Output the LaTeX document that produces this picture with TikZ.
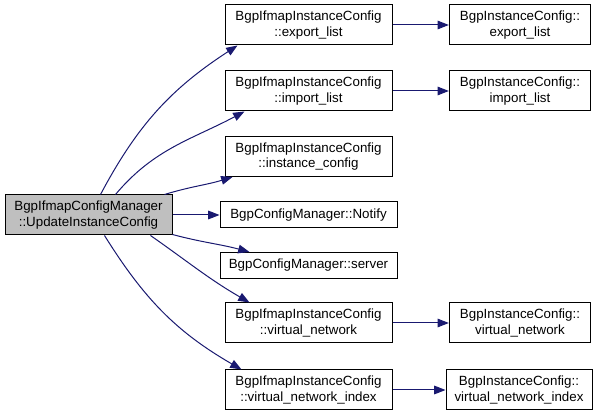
\documentclass[tikz,border=0pt]{standalone}
\usepackage{fontspec}
\setmainfont{Liberation Sans}
\usepackage{tikz}
\usetikzlibrary{positioning,arrows.meta,calc}

\definecolor{edgeblue}{HTML}{191970}
\definecolor{rootgray}{HTML}{BFBFBF}

\begin{document}
\begin{tikzpicture}[
		x=0.75pt,y=-0.75pt,
		font=\fontsize{10pt}{11.5pt}\selectfont,
		fn/.style={
			draw,
			line width=0.75pt,
			align=center,
			inner sep=0pt,
			minimum width=125.25pt,
			minimum height=30pt
		},
		fnwide/.style={fn,minimum width=132.75pt,minimum height=19.5pt},
		fnright/.style={fn,minimum width=106pt},
		call/.style={
			draw=edgeblue,
			line width=0.75pt,
			-{Triangle[length=8.5pt,width=6.5pt,fill=edgeblue]}
		}
		]
		
		\useasboundingbox (0,0) rectangle (600,416);
		
		\node[fn,fill=rootgray] (root) at (88.5,215)
		{BgpIfmapConfigManager\\::UpdateInstanceConfig};
		
		\node[fn] (el) at (308.5,25)
		{BgpIfmapInstanceConfig\\::export\_list};
		
		\node[fn] (il) at (308.5,91)
		{BgpIfmapInstanceConfig\\::import\_list};
		
		\node[fn] (ic) at (308.5,156.5)
		{BgpIfmapInstanceConfig\\::instance\_config};
		
		\node[fnwide] (nt) at (308.5,215)
		{BgpConfigManager::Notify};
		
		\node[fnwide] (sv) at (308.5,265.5)
		{BgpConfigManager::server};
		
		\node[fn] (vn) at (308.5,323)
		{BgpIfmapInstanceConfig\\::virtual\_network};
		
		\node[fn] (vni) at (308.5,390)
		{BgpIfmapInstanceConfig\\::virtual\_network\_index};
		
		\node[fnright] (iel) at (520,25)
		{BgpInstanceConfig::\\export\_list};
		
		\node[fnright] (iil) at (520,91)
		{BgpInstanceConfig::\\import\_list};
		
		\node[fnright] (ivn) at (520,323)
		{BgpInstanceConfig::\\virtual\_network};
		
		\node[fnright,minimum width=109.5pt] (ivni) at (519,390)
		{BgpInstanceConfig::\\virtual\_network\_index};
		
		\draw[call] ($(root.north)+(12,0)$) to[out=62,in=213] ($(el.south west)+(13,0)$);
		\draw[call] ($(root.north)+(27,0)$) to[out=50,in=208] ($(il.south west)+(20,0)$);
		\draw[call] ($(root.north east)+(-8,0)$) to[out=17,in=197] ($(ic.south west)+(8,0)$);
		\draw[call] (root.east) -- (nt.west);
		\draw[call] ($(root.south east)+(0,-1)$) to[out=-15,in=165] ($(sv.north west)+(30,0)$);
		\draw[call] ($(root.south)+(62,0)$) to[out=-35,in=150] ($(vn.north west)+(25,0)$);
		\draw[call] ($(root.south)+(16,0)$) to[out=-58,in=150] ($(vni.north west)+(17,0)$);
		
		\draw[call] (el) -- (iel);
		\draw[call] (il) -- (iil);
		\draw[call] (vn) -- (ivn);
		\draw[call] (vni) -- (ivni);
		
	\end{tikzpicture}
\end{document}
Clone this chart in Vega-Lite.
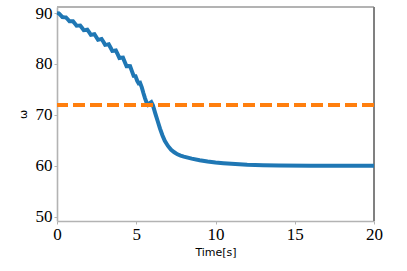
{
  "$schema": "https://vega.github.io/schema/vega-lite/v6.json",
  "width": 317,
  "height": 214,
  "autosize": {"type": "none"},
  "padding": {"left": 57, "top": 7, "right": 33, "bottom": 50},
  "background": "white",
  "config": {
    "view": {"stroke": null},
    "axis": {
      "grid": false,
      "domainColor": "#b3b3b3",
      "domainWidth": 1.6,
      "tickColor": "#b3b3b3",
      "tickSize": 3,
      "tickWidth": 1,
      "labelFont": "Liberation Serif",
      "labelFontSize": 17,
      "labelColor": "#000000",
      "labelFlush": false,
      "titleFont": "DejaVu Sans",
      "titleFontWeight": "normal",
      "titleFontSize": 11,
      "titleColor": "#000000"
    }
  },
  "data": {
    "values": [
      {"t": 0, "w": 90.0},
      {"t": 0.1125, "w": 89.95},
      {"t": 0.225, "w": 89.6},
      {"t": 0.3375, "w": 89.23},
      {"t": 0.45, "w": 89.19},
      {"t": 0.5625, "w": 89.17},
      {"t": 0.675, "w": 88.79},
      {"t": 0.7875, "w": 88.39},
      {"t": 0.9, "w": 88.38},
      {"t": 1.0125, "w": 88.38},
      {"t": 1.125, "w": 87.96},
      {"t": 1.2375, "w": 87.53},
      {"t": 1.35, "w": 87.54},
      {"t": 1.4625, "w": 87.56},
      {"t": 1.575, "w": 87.11},
      {"t": 1.6875, "w": 86.64},
      {"t": 1.8, "w": 86.68},
      {"t": 1.9125, "w": 86.73},
      {"t": 2.025, "w": 86.25},
      {"t": 2.1375, "w": 85.73},
      {"t": 2.25, "w": 85.78},
      {"t": 2.3625, "w": 85.84},
      {"t": 2.475, "w": 85.3},
      {"t": 2.5875, "w": 84.76},
      {"t": 2.7, "w": 84.83},
      {"t": 2.8125, "w": 84.92},
      {"t": 2.925, "w": 84.36},
      {"t": 3.0375, "w": 83.76},
      {"t": 3.15, "w": 83.81},
      {"t": 3.2625, "w": 83.88},
      {"t": 3.375, "w": 83.23},
      {"t": 3.4875, "w": 82.56},
      {"t": 3.6, "w": 82.6},
      {"t": 3.7125, "w": 82.65},
      {"t": 3.825, "w": 81.93},
      {"t": 3.9375, "w": 81.18},
      {"t": 4.05, "w": 81.22},
      {"t": 4.1625, "w": 81.25},
      {"t": 4.275, "w": 80.41},
      {"t": 4.3875, "w": 79.57},
      {"t": 4.5, "w": 79.6},
      {"t": 4.6125, "w": 79.57},
      {"t": 4.725, "w": 78.61},
      {"t": 4.8375, "w": 77.66},
      {"t": 4.95, "w": 77.62},
      {"t": 5.06, "w": 76.7},
      {"t": 5.15, "w": 76.2},
      {"t": 5.24, "w": 76.3},
      {"t": 5.35, "w": 75.4},
      {"t": 5.45, "w": 74.3},
      {"t": 5.55, "w": 73.3},
      {"t": 5.65, "w": 72.4},
      {"t": 5.74, "w": 72.0},
      {"t": 5.85, "w": 72.3},
      {"t": 5.95, "w": 72.5},
      {"t": 6.05, "w": 71.9},
      {"t": 6.2, "w": 70.3},
      {"t": 6.35, "w": 68.8},
      {"t": 6.5, "w": 67.3},
      {"t": 6.65, "w": 66.0},
      {"t": 6.8, "w": 64.9},
      {"t": 7.0, "w": 63.9},
      {"t": 7.2, "w": 63.15},
      {"t": 7.4, "w": 62.65},
      {"t": 7.6, "w": 62.25},
      {"t": 7.8, "w": 62.0},
      {"t": 8.0, "w": 61.8},
      {"t": 8.5, "w": 61.4},
      {"t": 9.0, "w": 61.1},
      {"t": 9.5, "w": 60.85},
      {"t": 10.0, "w": 60.65},
      {"t": 10.5, "w": 60.5},
      {"t": 11.0, "w": 60.38},
      {"t": 12.0, "w": 60.2},
      {"t": 13.0, "w": 60.1},
      {"t": 14.0, "w": 60.05},
      {"t": 16.0, "w": 60.02},
      {"t": 18.0, "w": 60.0},
      {"t": 20.0, "w": 60.0}
    ]
  },
  "layer": [
    {
      "mark": {"type": "rule", "color": "#b3b3b3", "strokeWidth": 1.6},
      "encoding": {"y": {"datum": 91.2, "type": "quantitative"}}
    },
    {
      "mark": {"type": "rule", "color": "#808080", "strokeWidth": 1},
      "encoding": {"x": {"datum": 20, "type": "quantitative"}}
    },
    {
      "mark": {"type": "line", "color": "#1f77b4", "strokeWidth": 4, "interpolate": "linear"},
      "encoding": {
        "x": {
          "field": "t",
          "type": "quantitative",
          "scale": {"domain": [0, 20], "nice": false, "zero": false},
          "axis": {"values": [0, 5, 10, 15, 20], "title": "Time[s]", "labelPadding": 2, "titlePadding": 4, "labelFlush": false}
        },
        "y": {
          "field": "w",
          "type": "quantitative",
          "scale": {"domain": [49.15, 91.2], "nice": false, "zero": false},
          "axis": {"values": [50, 60, 70, 80, 90], "title": "ω", "labelPadding": 2, "titlePadding": 7}
        }
      }
    },
    {
      "mark": {"type": "rule", "color": "#ff7f0e", "strokeWidth": 3.5, "strokeDash": [12, 5]},
      "encoding": {"y": {"datum": 72, "type": "quantitative"}}
    }
  ]
}
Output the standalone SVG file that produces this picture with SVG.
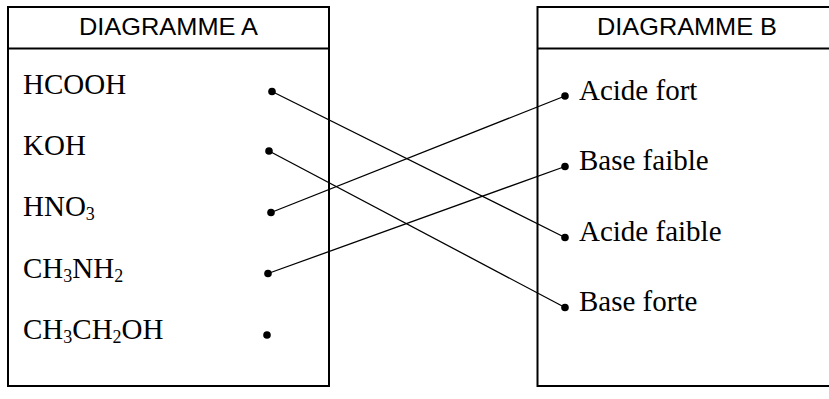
<svg xmlns="http://www.w3.org/2000/svg" width="829" height="399" viewBox="0 0 829 399">
<style>
.box{fill:none;stroke:#000;stroke-width:2}
.hdr{font-family:"Liberation Sans",Arial,sans-serif;font-size:24px;fill:#000;text-anchor:middle}
.lbl{font-family:"Liberation Serif","Times New Roman",serif;font-size:29px;fill:#000}
.sub{font-size:18px}
.dot{fill:#000}
.conn{stroke:#000;stroke-width:1.3;fill:none}
</style>
<rect width="829" height="399" fill="#fff"/>
<g id="diagramme-a">
<rect class="box" x="8" y="7" width="321" height="379"/>
<line class="box" x1="8" y1="48.5" x2="329" y2="48.5"/>
<text class="hdr" x="168.5" y="35" textLength="179" lengthAdjust="spacingAndGlyphs">DIAGRAMME A</text>
</g>
<g id="diagramme-b">
<rect class="box" x="537.5" y="7" width="300" height="379"/>
<line class="box" x1="537.5" y1="48.5" x2="837.5" y2="48.5"/>
<text class="hdr" x="687" y="35" textLength="180" lengthAdjust="spacingAndGlyphs">DIAGRAMME B</text>
</g>
<g id="hcooh"><text class="lbl" x="23" y="94">HCOOH</text><circle class="dot" cx="272" cy="91.5" r="3.8"/></g>
<g id="koh"><text class="lbl" x="23" y="155">KOH</text><circle class="dot" cx="269" cy="151" r="3.8"/></g>
<g id="hno3"><text class="lbl" x="23" y="216">HNO<tspan class="sub" dy="4">3</tspan></text><circle class="dot" cx="271" cy="212.5" r="3.8"/></g>
<g id="ch3nh2"><text class="lbl" x="23" y="278">CH<tspan class="sub" dy="4">3</tspan><tspan dy="-4">NH</tspan><tspan class="sub" dy="4">2</tspan></text><circle class="dot" cx="268" cy="273.5" r="3.8"/></g>
<g id="ch3ch2oh"><text class="lbl" x="23" y="339">CH<tspan class="sub" dy="4">3</tspan><tspan dy="-4">CH</tspan><tspan class="sub" dy="4">2</tspan><tspan dy="-4">OH</tspan></text><circle class="dot" cx="267" cy="335" r="3.8"/></g>
<g id="acide-fort"><circle class="dot" cx="565" cy="96" r="3.8"/><text class="lbl" x="579" y="100">Acide fort</text></g>
<g id="base-faible"><circle class="dot" cx="565" cy="166.5" r="3.8"/><text class="lbl" x="579" y="169.5">Base faible</text></g>
<g id="acide-faible"><circle class="dot" cx="565" cy="237.5" r="3.8"/><text class="lbl" x="579" y="241">Acide faible</text></g>
<g id="base-forte"><circle class="dot" cx="565" cy="307.5" r="3.8"/><text class="lbl" x="579" y="311">Base forte</text></g>
<g id="connectors">
<line class="conn" x1="272" y1="91.5" x2="565" y2="237.5"/>
<line class="conn" x1="269" y1="151" x2="565" y2="307.5"/>
<line class="conn" x1="271" y1="212.5" x2="565" y2="96"/>
<line class="conn" x1="268" y1="273.5" x2="565" y2="166.5"/>
</g>
</svg>
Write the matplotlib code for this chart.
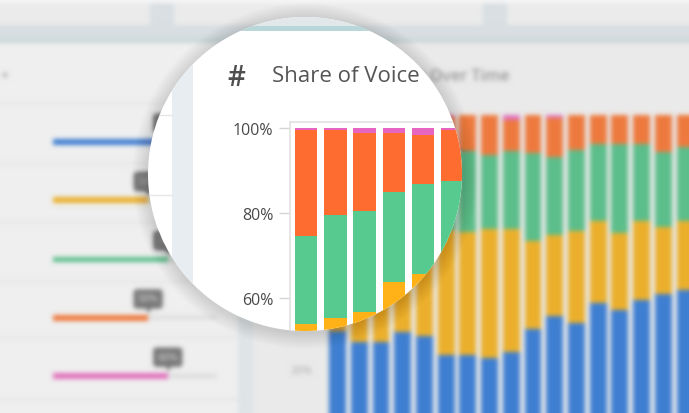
import numpy as np
import matplotlib
matplotlib.use("Agg")
import matplotlib.pyplot as plt
from matplotlib.patches import Circle, Rectangle

plt.rcParams['font.family'] = ['Open Sans', 'DejaVu Sans']

W, H = 689, 414
DPI = 100

# share of voice per period (%), stacked bottom -> top
blue   = [32.0, 28.4, 28.4, 31.7, 30.5, 24.4, 24.4, 23.3, 25.2, 32.6, 36.8, 34.5, 40.8, 38.7, 41.9, 43.7, 45.0]
yellow = [21.9, 26.8, 28.4, 32.0, 35.1, 39.6, 39.0, 41.0, 39.1, 27.7, 25.5, 29.0, 25.9, 24.2, 25.0, 21.1, 21.9]
green  = [20.6, 24.3, 23.7, 21.3, 21.2, 23.5, 25.1, 23.0, 24.4, 27.7, 24.4, 25.5, 24.1, 27.9, 23.9, 23.4, 22.9]
orange = [25.1, 20.0, 18.4, 13.9, 11.5, 12.0, 11.5, 12.7, 9.8, 12.0, 12.5, 11.0, 9.2, 9.2, 9.2, 11.8, 10.2]
pink   = [0.4, 0.5, 1.1, 1.1, 1.7, 0.5, 0.0, 0.0, 1.5, 0.0, 0.8, 0.0, 0.0, 0.0, 0.0, 0.0, 0.0]
series = [blue, yellow, green, orange, pink]

# left panel: overall share per brand
panel_share = [70, 58, 70, 58, 70]
panel_labels = ["70%", "58%", "70%", "50%", "60%"]

bg_colors = ['#3f7fd1', '#ebb02c', '#5cbe8b', '#ee7a3e', '#e072bd']
zoom_colors = ['#3b7dd8', '#ffb217', '#57cb8f', '#ff6c2f', '#e665c0']

# lens
CX, CY, R = 305, 175, 157


def px_axes(fig, left, top, right, bottom):
    # axes placed by pixel edges (y measured from the top)
    return fig.add_axes([left / W, (H - bottom) / H, (right - left) / W, (bottom - top) / H])


def blur(img, sigma):
    r = int(3 * sigma)
    k = np.exp(-0.5 * (np.arange(-r, r + 1) / sigma) ** 2)
    k /= k.sum()
    h, w, _ = img.shape
    pad = np.pad(img, ((r, r), (r, r), (0, 0)), mode='edge')
    tmp = np.zeros((h + 2 * r, w, 3))
    for i, kv in enumerate(k):
        tmp += kv * pad[:, i:i + w, :]
    out = np.zeros((h, w, 3))
    for i, kv in enumerate(k):
        out += kv * tmp[i:i + h, :, :]
    return np.clip(out, 0, 1)


# ---------------- background dashboard (rendered, then blurred) ----------------
fig_bg = plt.figure(figsize=(W / DPI, H / DPI), dpi=DPI)
ax_bg = fig_bg.add_axes([0, 0, 1, 1])
ax_bg.set_xlim(0, W)
ax_bg.set_ylim(H, 0)
ax_bg.axis('off')

ax_bg.add_patch(Rectangle((0, 0), W, H, fc='#eaeaea', ec='none'))
ax_bg.add_patch(Rectangle((0, 0), W, 5, fc='#f6f6f6', ec='none'))
ax_bg.add_patch(Rectangle((0, 5), W, 22, fc='#ebebeb', ec='none'))
for sx in (150, 483):
    ax_bg.add_patch(Rectangle((sx, 5), 24, 22, fc='#d9dfe3', ec='none'))
ax_bg.add_patch(Rectangle((0, 27), W, 18, fc='#d8dee1', ec='none'))
ax_bg.add_patch(Rectangle((0, 41), W, 3, fc='#c6d5d7', ec='none'))
ax_bg.add_patch(Rectangle((0, 45), 238, H - 45, fc='#efefef', ec='none'))
ax_bg.add_patch(Rectangle((238, 45), 15, H - 45, fc='#dfe4e7', ec='none'))
for ly in (105, 165, 223, 282, 338, 400):
    ax_bg.plot([0, 238], [ly, ly], color='#dedede', lw=1)
ax_bg.add_patch(Circle((5, 77), 2.5, fc='#b5b5b5', ec='none'))

ax_bg.text(317, 82, "Share of Voice Over Time", fontsize=11.5, color='#9a9a9a',
           fontweight='semibold')

# left panel bars
ax_l = px_axes(fig_bg, 53, 115, 217, 406)
ax_l.set_xlim(0, 100)
ax_l.set_ylim(len(panel_share) - 0.5, -0.5)
ax_l.axis('off')
rows = np.arange(len(panel_share))
ax_l.barh(rows, [100] * len(rows), height=0.09, color='#e1e1e1')
ax_l.barh(rows, panel_share, height=0.1, color=bg_colors)
for i, (v, lab) in enumerate(zip(panel_share, panel_labels)):
    ax_l.annotate(lab, xy=(v, i), xytext=(0, 13.5), textcoords='offset points',
                  ha='center', va='center', fontsize=7.5, color='#c8c8c8',
                  fontweight='semibold',
                  bbox=dict(boxstyle='round,pad=0.4,rounding_size=0.3', fc='#777777', ec='none'))
    ax_l.plot([v], [i - 0.13], marker='v', ms=4.5, color='#777777', mec='none')

# stacked chart, normal scale
n = len(blue)
x = np.arange(n)
ax_c = px_axes(fig_bg, 318, 117, 720, 433)
ax_c.set_facecolor('none')
ax_c.set_xlim(-0.9, (720 - 337.5) / 21.72)
ax_c.set_ylim(0, 100)
bottom = np.zeros(n)
for vals, col in zip(series, bg_colors):
    ax_c.bar(x, vals, bottom=bottom, width=0.78, color=col)
    bottom += np.array(vals)
for s in ax_c.spines.values():
    s.set_visible(False)
ax_c.set_xticks([])
ax_c.set_yticks([0, 20, 40, 60, 80, 100])
ax_c.set_yticklabels([f"{t}%" for t in [0, 20, 40, 60, 80, 100]])
ax_c.tick_params(axis='y', length=0, pad=4, labelsize=8, labelcolor='#a8a8a8')

fig_bg.canvas.draw()
raw = np.asarray(fig_bg.canvas.buffer_rgba())[..., :3].astype(float) / 255.0
plt.close(fig_bg)
soft = blur(raw, 2.3)

# ---------------- final figure ----------------
fig = plt.figure(figsize=(W / DPI, H / DPI), dpi=DPI)
ax_img = fig.add_axes([0, 0, 1, 1])
ax_img.imshow(soft, extent=(0, W, H, 0), interpolation='none', aspect='auto')
ax_img.axis('off')

ax_ov = fig.add_axes([0, 0, 1, 1], zorder=2)
ax_ov.set_facecolor('none')
ax_ov.set_xlim(0, W)
ax_ov.set_ylim(H, 0)
ax_ov.axis('off')

# soft halo around the lens
for k in range(16):
    ax_ov.add_patch(Circle((CX, CY + 2), R + 16 - k, fc='black', ec='none', alpha=0.009))
ax_ov.add_patch(Circle((CX, CY), R, fc='white', ec='none'))
clip = Circle((CX, CY), R, transform=ax_ov.transData)

lens_parts = [
    Rectangle((0, 0), W, 27, fc='#e2e7ea', ec='none'),
    Rectangle((0, 27), W, 5, fc='#b9d7d8', ec='none'),
    Rectangle((172, 32), 21, H, fc='#e8edf1', ec='none'),
]
for p in lens_parts:
    ax_ov.add_patch(p)
    p.set_clip_path(clip)
for ly in (116, 196):
    ln, = ax_ov.plot([130, 172], [ly, ly], color='#e6e6e6', lw=1)
    ln.set_clip_path(clip)

ax_ov.text(227, 86, "#", fontsize=20, color='#4f4f4f', fontweight='semibold')
ax_ov.text(272, 82, "Share of Voice", fontsize=16, color='#555555')

# stacked chart, magnified
ax_m = px_axes(fig, 290, 123, 720, 554)
ax_m.set_zorder(3)
ax_m.set_facecolor('none')
ax_m.set_xlim((290 - 306) / 29.3, (720 - 306) / 29.3)
ax_m.set_ylim(0, 100 * (554 - 123) / (554 - 129))
bottom = np.zeros(n)
for vals, col in zip(series, zoom_colors):
    ax_m.bar(x, vals, bottom=bottom, width=0.77, color=col)
    bottom += np.array(vals)
for p in ax_m.patches:
    p.set_clip_path(clip)
for s in ax_m.spines.values():
    s.set_color('#e2e2e2')
    s.set_linewidth(1.2)
    s.set_clip_path(clip)
ax_m.set_xticks([])
ax_m.set_yticks([60, 80, 100])
ax_m.set_yticklabels(["60%", "80%", "100%"])
ax_m.tick_params(axis='y', length=8, width=1, color='#d5d5d5', pad=4,
                 labelsize=11.5, labelcolor='#4a4a4a')

fig.savefig("out.png", dpi=DPI)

########

Problem details
Up to and including the line containing "(0,0) rectangle (600,416);", quote each line of the entries above from the very first, please, exactly and without images.

Task response
Output the LaTeX document that produces this picture with TikZ.
\documentclass[tikz,border=0pt]{standalone}
\usepackage{fontspec}
\setmainfont{Liberation Sans}
\usepackage{tikz}
\usetikzlibrary{positioning,arrows.meta,calc}

\definecolor{edgeblue}{HTML}{191970}
\definecolor{rootgray}{HTML}{BFBFBF}

\begin{document}
\begin{tikzpicture}[
		x=0.75pt,y=-0.75pt,
		font=\fontsize{10pt}{11.5pt}\selectfont,
		fn/.style={
			draw,
			line width=0.75pt,
			align=center,
			inner sep=0pt,
			minimum width=125.25pt,
			minimum height=30pt
		},
		fnwide/.style={fn,minimum width=132.75pt,minimum height=19.5pt},
		fnright/.style={fn,minimum width=106pt},
		call/.style={
			draw=edgeblue,
			line width=0.75pt,
			-{Triangle[length=8.5pt,width=6.5pt,fill=edgeblue]}
		}
		]
		
		\useasboundingbox (0,0) rectangle (600,416);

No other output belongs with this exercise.